Examine the entries below, count the lines holding the string "this", and respond with the number only.

■ **Task material**
Start

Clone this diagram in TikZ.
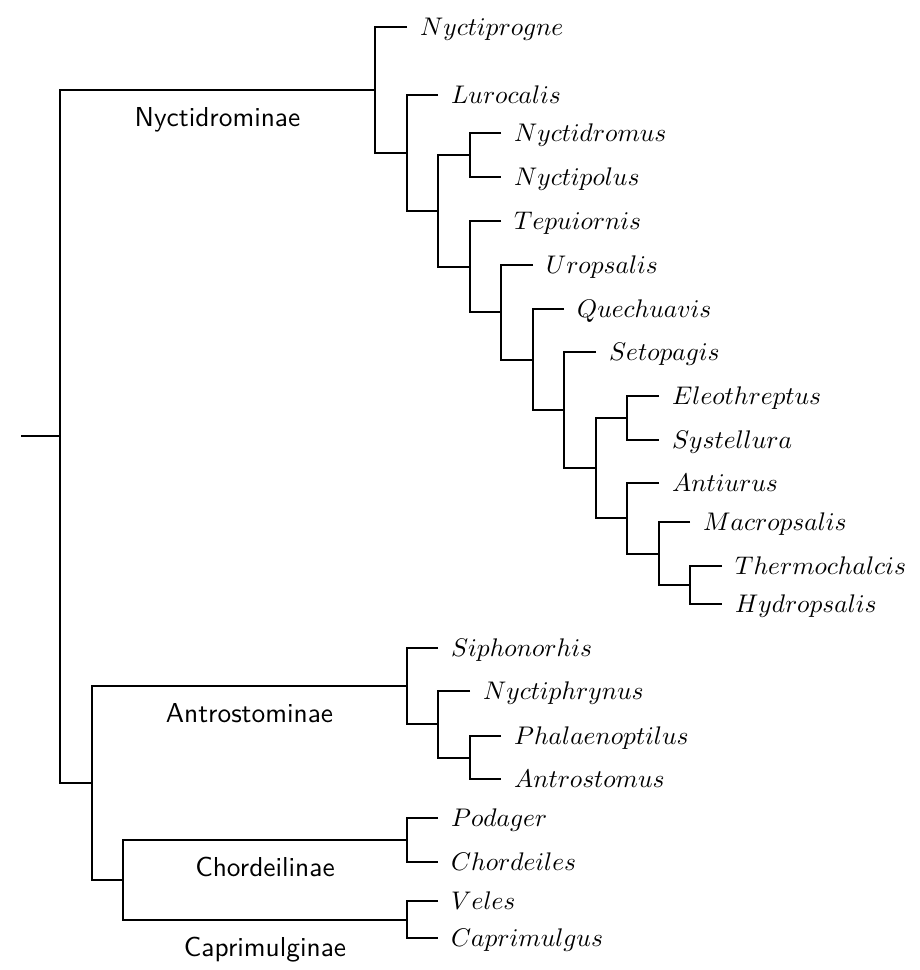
\documentclass[tikz,border=0pt]{standalone}
\usepackage{amsmath, amsfonts, amssymb}
\usepackage{xcolor}
\usepackage{graphicx}
\usepackage{tikz}

\tikzset{
	branch/.style={line width=0.75pt},
	taxon/.style={anchor=base west, inner sep=0pt, xshift=4.6pt, yshift=-3pt},
	clade/.style={anchor=base, inner sep=0pt, yshift=-13.5pt, font=\sffamily},
}

\newcommand{\genus}[1]{\scalebox{0.93}{$#1$}}

\begin{document}
\begin{tikzpicture}[x=0.365pt, y=-0.365pt]

\useasboundingbox (0,0) rectangle (919,970);

\foreach \n/\x/\y in {root/60/436, nA/375/90, nB/407/153, nC/438/211, nD/470/155,
	nE/470/267, nF/501/312, nG/533/360, nH/564/410, nI/596/468,
	nJ/627/418, nK/627/518, nL/659/554, nM/690/585,
	nN/92/783, nO/407/686, nP/438/724, nQ/470/758,
	nR/123/880, nS/407/840, nT/407/920}{
	\coordinate (\n) at (\x,\y);
}

\foreach \n/\x/\y in {Nyctiprogne/407/27, Lurocalis/438/95, Nyctidromus/501/133,
	Nyctipolus/501/177, Tepuiornis/501/221, Uropsalis/533/265, Quechuavis/564/309,
	Setopagis/596/352, Eleothreptus/659/396, Systellura/659/440,
	Antiurus/659/483, Macropsalis/690/522, Thermochalcis/722/566,
	Hydropsalis/722/604, Siphonorhis/438/648, Nyctiphrynus/470/691,
	Phalaenoptilus/501/736, Antrostomus/501/779, Podager/438/818,
	Chordeiles/438/862, Veles/438/901, Caprimulgus/438/938}{
	\coordinate (\n) at (\x,\y);
	\node[taxon] (\n-name) at (\n) {\genus{\n}};
}

\coordinate (stem) at (21,436);
\draw[branch] (stem) -- (root);

\foreach \p/\a/\b in {root/nA/nN, nA/Nyctiprogne/nB, nB/Lurocalis/nC, nC/nD/nE,
	nD/Nyctidromus/Nyctipolus, nE/Tepuiornis/nF, nF/Uropsalis/nG, nG/Quechuavis/nH,
	nH/Setopagis/nI, nI/nJ/nK, nJ/Eleothreptus/Systellura, nK/Antiurus/nL,
	nL/Macropsalis/nM, nM/Thermochalcis/Hydropsalis,
	nN/nO/nR, nO/Siphonorhis/nP, nP/Nyctiphrynus/nQ, nQ/Phalaenoptilus/Antrostomus,
	nR/nS/nT, nS/Podager/Chordeiles, nT/Veles/Caprimulgus}{
	\draw[branch] (\a) -| (\p) |- (\b);
}

\path (root |- nA) -- node[clade] (Nyctidrominae) {Nyctidrominae} (nA);
\path (nN |- nO) -- node[clade] (Antrostominae) {Antrostominae} (nO);
\path (nR |- nS) -- node[clade] (Chordeilinae) {Chordeilinae} (nS);
\path (nR |- nT) -- node[clade] (Caprimulginae) {Caprimulginae} (nT);

\end{tikzpicture}
\end{document}
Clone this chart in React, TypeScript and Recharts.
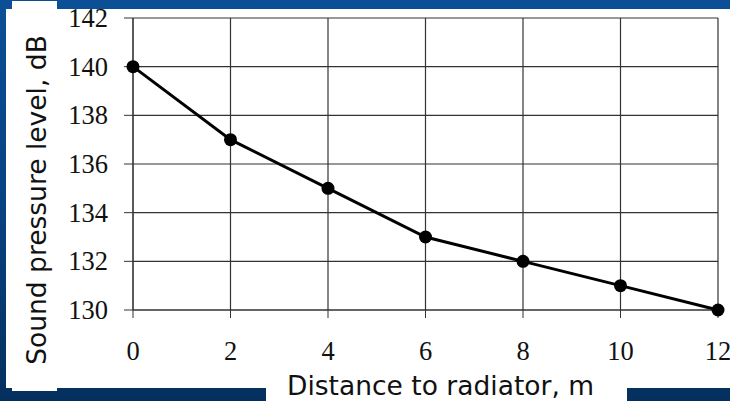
import React from "react";
import {
  LineChart,
  Line,
  XAxis,
  YAxis,
  CartesianGrid,
} from "recharts";

// distance to radiator, m
const distances = [0, 2, 4, 6, 8, 10, 12];
// sound pressure level, dB
const levels = [140, 137, 135, 133, 132, 131, 130];

const xTicks = [0, 2, 4, 6, 8, 10, 12];
const yTicks = [130, 132, 134, 136, 138, 140, 142];

const data = distances.map((d, i) => ({ distance: d, level: levels[i] }));

const serif = '"Liberation Serif", "Times New Roman", serif';
const titleFont = '"DejaVu Sans", Verdana, sans-serif';

const XTick = (props: any) => {
  const { x, y, payload } = props;
  return (
    <text x={x} y={y} dy={18} textAnchor="middle" fontFamily={serif} fontSize={26.5} fill="#111">
      {payload.value}
    </text>
  );
};

const YTick = (props: any) => {
  const { x, y, payload } = props;
  return (
    <text x={x} y={y} dy={9} textAnchor="end" fontFamily={serif} fontSize={26.5} fill="#111">
      {payload.value}
    </text>
  );
};

export default function App() {
  return (
    <div
      style={{
        position: "absolute",
        left: 0,
        top: 0,
        width: 730,
        height: 401,
        overflow: "hidden",
        background: "linear-gradient(180deg, #0b4f96 0%, #084383 50%, #05305e 100%)",
      }}
    >
      {/* white panel */}
      <div style={{ position: "absolute", left: 6, top: 9, width: 724, height: 379, background: "#fff" }} />
      {/* title boxes */}
      <div style={{ position: "absolute", left: 12, top: 1, width: 45, height: 390, background: "#fff" }} />
      <div style={{ position: "absolute", left: 266, top: 360, width: 361, height: 41, background: "#fff" }} />

      <LineChart
        width={730}
        height={401}
        data={data}
        margin={{ top: 18, right: 12, left: 60, bottom: 31 }}
        style={{ position: "absolute", left: 0, top: 0 }}
      >
        <CartesianGrid stroke="#333" strokeWidth={1.2} />
        <XAxis
          dataKey="distance"
          type="number"
          domain={[0, 12]}
          ticks={xTicks}
          height={60}
          tickSize={8}
          tickMargin={24}
          stroke="#333"
          tick={<XTick />}
          interval={0}
        />
        <YAxis
          type="number"
          domain={[130, 142]}
          ticks={yTicks}
          width={73}
          tickSize={9}
          tickMargin={16}
          stroke="#333"
          tick={<YTick />}
          interval={0}
        />
        <Line
          type="linear"
          dataKey="level"
          stroke="#000"
          strokeWidth={3}
          dot={{ r: 6.5, fill: "#000", stroke: "#000", strokeWidth: 0 }}
          isAnimationActive={false}
        />
      </LineChart>

      <div
        style={{
          position: "absolute",
          left: -133,
          top: 185,
          width: 340,
          height: 30,
          lineHeight: "30px",
          textAlign: "center",
          transform: "rotate(-90deg)",
          fontFamily: titleFont,
          fontSize: 26.5,
          color: "#111",
          whiteSpace: "nowrap",
        }}
      >
        Sound pressure level, dB
      </div>
      <div
        style={{
          position: "absolute",
          left: 287,
          top: 371,
          height: 30,
          lineHeight: "30px",
          fontFamily: titleFont,
          fontSize: 26.5,
          color: "#111",
          whiteSpace: "nowrap",
        }}
      >
        Distance to radiator, m
      </div>
    </div>
  );
}
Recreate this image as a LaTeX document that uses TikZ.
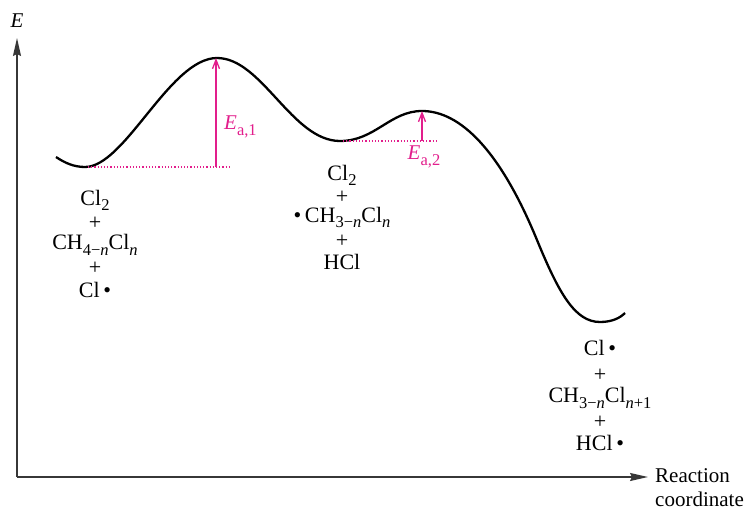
\documentclass[tikz,border=0pt]{standalone}
\usepackage{fontspec}
\setmainfont{Liberation Serif}
\usetikzlibrary{arrows.meta}
\definecolor{mag}{RGB}{226,30,140}
\definecolor{axisgray}{RGB}{55,55,55}
\newcommand\sbs[1]{\raisebox{-0.27em}{\fontsize{16.5}{16.5}\selectfont #1}}
\tikzset{
  axisline/.style={draw=axisgray, line width=1.6pt, -{Stealth[length=18pt,width=8pt,inset=2pt]}},
  curve/.style={draw=black, line width=2.3pt},
  eaarrow/.style={draw=mag, line width=1.3pt, -{Straight Barb[length=9pt,width=7pt]}},
  dotline/.style={draw=mag, line width=1.2pt, dotted},
  species/.style={anchor=base, inner sep=0pt, font=\fontsize{22}{22.8}\selectfont},
  lbl/.style={inner sep=0pt, font=\fontsize{21}{24}\selectfont},
  ealbl/.style={inner sep=0pt, text=mag, font=\fontsize{21}{22}\selectfont}
}
\begin{document}
\begin{tikzpicture}[x=1pt,y=-1pt]
\useasboundingbox (0,0) rectangle (753,511);
% axes
\coordinate (O) at (17,477);
\coordinate (ytip) at (17,38);
\coordinate (xtip) at (648,477);
\draw[axisline] (O) -- (ytip);
\draw[axisline] (O) -- (xtip);
\node[lbl] (Elab) at (17,21) {\textit{E}};
\node[lbl, anchor=west, align=left] (rc) at (655,488) {Reaction\\coordinate};
% energy curve
\coordinate (s) at (56,157);
\coordinate (m1) at (85,167);
\coordinate (t1) at (217,58);
\coordinate (m2) at (340,141);
\coordinate (t2) at (422,111);
\coordinate (q) at (537,240);
\coordinate (m3) at (600,322);
\coordinate (e) at (625,313);
\draw[curve] (s) .. controls (65,163) and (74,167) .. (m1)
  .. controls (125,167) and (170,58) .. (t1)
  .. controls (262,58) and (292,141) .. (m2)
  .. controls (375,141) and (390,111) .. (t2)
  .. controls (460,111) and (500,150) .. (q)
  .. controls (559,293.5) and (575,322) .. (m3)
  .. controls (612,322) and (620,318) .. (e);
% activation energies
\coordinate (d1s) at (88,167);
\coordinate (d1e) at (230,167);
\coordinate (a1b) at (216,167);
\coordinate (a1t) at (216,58);
\draw[dotline] (d1s) -- (d1e);
\draw[eaarrow] (a1b) -- (a1t);
\node[ealbl, anchor=west] (ea1) at (224,127) {\textit{E}\sbs{a,1}};
\coordinate (d2s) at (343,141);
\coordinate (d2e) at (436,141);
\coordinate (a2b) at (422,141);
\coordinate (a2t) at (422,111);
\draw[dotline] (d2s) -- (d2e);
\draw[eaarrow] (a2b) -- (a2t);
\node[ealbl] (ea2) at (424,157) {\textit{E}\sbs{a,2}};
% species: reactants
\node[species] (r1) at (95,205) {Cl\sbs{2}};
\node[species] (r2) at (95,229) {+};
\node[species] (r3) at (95,249.5) {CH\sbs{4−\textit{n}}Cl\sbs{\textit{n}}};
\node[species] (r4) at (95,274.5) {+};
\node[species] (r5) at (95,297) {Cl\,\textbullet};
% species: intermediate
\node[species] (i1) at (342,180) {Cl\sbs{2}};
\node[species] (i2) at (342,203) {+};
\node[species] (i3) at (342,222) {\textbullet\,CH\sbs{3−\textit{n}}Cl\sbs{\textit{n}}};
\node[species] (i4) at (342,247) {+};
\node[species] (i5) at (342,269) {HCl};
% species: products
\node[species] (p1) at (600,355) {Cl\,\textbullet};
\node[species] (p2) at (600,381) {+};
\node[species] (p3) at (600,402.5) {CH\sbs{3−\textit{n}}Cl\sbs{\textit{n}+1}};
\node[species] (p4) at (600,428.5) {+};
\node[species] (p5) at (600,450.5) {HCl\,\textbullet};
\end{tikzpicture}
\end{document}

End

■ **Exercise solution**
3